The winding-up plan proposes compulsory retirement as an option for officials who cannot be redeployed elsewhere within the government system. Some staff may potentially be transferred to other departments such as the Delhi SC/ST/OBC/Minority & Handicapped Finance & Development Corporation, provided suitable positions are available and feasible.

Financial Assessment and Closure Rationale

An internal assessment conducted by government officials concluded that reviving DFC would be fiscally imprudent. Estimates suggest that Rs 120-150 crore would be required merely to restore positive net worth and meet regulatory norms, excluding additional costs for essential technology upgrades and hiring specialized professionals in risk management, finance, and information technology.

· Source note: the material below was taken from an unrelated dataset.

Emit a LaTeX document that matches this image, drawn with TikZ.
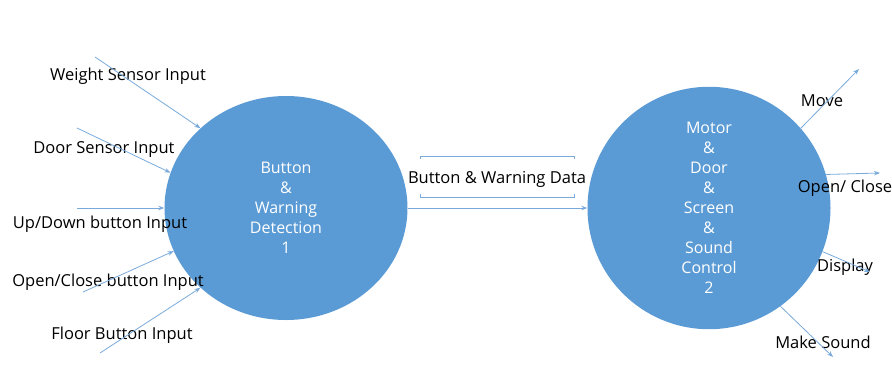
\documentclass[tikz,border=0pt]{standalone}
\usepackage{fontspec}
\setmainfont{Open Sans}
\usepackage[HTML]{xcolor}
\usetikzlibrary{positioning, arrows.meta, shapes.geometric}
\definecolor{bubble}{HTML}{5B9BD5}
\definecolor{flowline}{HTML}{79AADB}

\begin{document}
\begin{tikzpicture}[x=1pt, y=-1pt,
  process/.style={ellipse, fill=bubble, minimum width=243pt, minimum height=224pt,
    inner sep=0pt, text=white, align=center, font=\fontsize{16}{20}\selectfont},
  lbl/.style={font=\fontsize{16.5}{18}\selectfont, inner sep=0pt, yshift=-2pt},
  flow/.style={draw=flowline, line width=0.8pt, -{Stealth[length=6pt,width=4.5pt]}},
  store/.style={draw=flowline, line width=0.8pt}]
\useasboundingbox (0,0) rectangle (892,365);

% processes
\node[process] (det) at (286,208) {Button\\\&\\Warning\\Detection\\1};
\node[process] (ctrl) at (709,208) {Motor\\\&\\Door\\\&\\Screen\\\&\\Sound\\Control\\2};

% inputs
\node[lbl] (weight) at (128,74) {Weight Sensor Input};
\node[lbl] (door) at (104,148) {Door Sensor Input};
\node[lbl] (updown) at (100,222) {Up/Down button Input};
\node[lbl] (openclose) at (108,280) {Open/Close button Input};
\node[lbl] (floor) at (122,333) {Floor Button Input};
\coordinate (weightsrc) at (95,57);
\coordinate (doorsrc) at (77,128);
\coordinate (updownsrc) at (77,208);
\coordinate (openclosesrc) at (83,292);
\coordinate (floorsrc) at (100,353);
\draw[flow] (weightsrc) -- (det.137);
\draw[flow] (doorsrc) -- (det.163.5);
\draw[flow] (updownsrc) -- (det.180);
\draw[flow] (openclosesrc) -- (det.201.6);
\draw[flow] (floorsrc) -- (det.223.3);

% data store between processes
\node[lbl] (bwdata) at (497,177) {Button \& Warning Data};
\draw[store] (420,159) -- (420,156) -- (574,156) -- (574,159);
\draw[store] (420,194) -- (420,197) -- (574,197) -- (574,194);
\draw[flow] (det.east) -- (ctrl.west);

% outputs
\node[lbl] (move) at (822,99) {Move};
\node[lbl] (openout) at (845,186) {Open/ Close};
\node[lbl] (display) at (845,265) {Display};
\node[lbl] (sound) at (823,340) {Make Sound};
\coordinate (movedst) at (859,69);
\coordinate (opendst) at (880,173);
\coordinate (displaydst) at (870,272);
\coordinate (sounddst) at (833,357);
\draw[flow] (ctrl.41.9) -- (movedst);
\draw[flow] (ctrl.16) -- (opendst);
\draw[flow] (ctrl.-21.7) -- (displaydst);
\draw[flow] (ctrl.-54.3) -- (sounddst);
\end{tikzpicture}
\end{document}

Financial data reveals a consistent decline over the past five years. Gross non-performing assets increased from 41.8% in 2019-20 to 55.8% in 2023-24. Meanwhile, net worth plummeted to negative Rs 15.5 crore, with accumulated losses crossing Rs 42 crore. The outstanding loan from the Delhi government has grown to approximately Rs 80 crore as of September 2025.

Phased Closure Process and Governance Principles

The closure will be implemented through a carefully structured phased approach that includes:

  1. A one-time settlement scheme for existing borrowers
  2. Aggressive recovery efforts for outstanding loans
  3. Systematic monetization of remaining assets
  4. Settlement of employee dues including gratuity and leave encashment

The council of ministers is expected to grant in-principle approval for the winding-up process. Following this approval, the government will issue formal closure notifications and establish a winding-up committee chaired by the administrative secretary of finance. This committee will implement a three-month closure roadmap, culminating in final legal dissolution according to established procedures.

Officials emphasize that formal closure will permanently eliminate the risk of repeated bailouts while stopping growing pension and salary liabilities. One official stated, "This decision aligns with the principle of minimum government and maximum governance. The move will stop recurring losses, protect taxpayers' money, and close an institution that no longer serves Delhi's economic needs effectively."

The comprehensive approach reflects a strategic decision to redirect resources toward more effective governance mechanisms while addressing the practical realities of a financial institution that has outlived its operational relevance in a transformed economic landscape.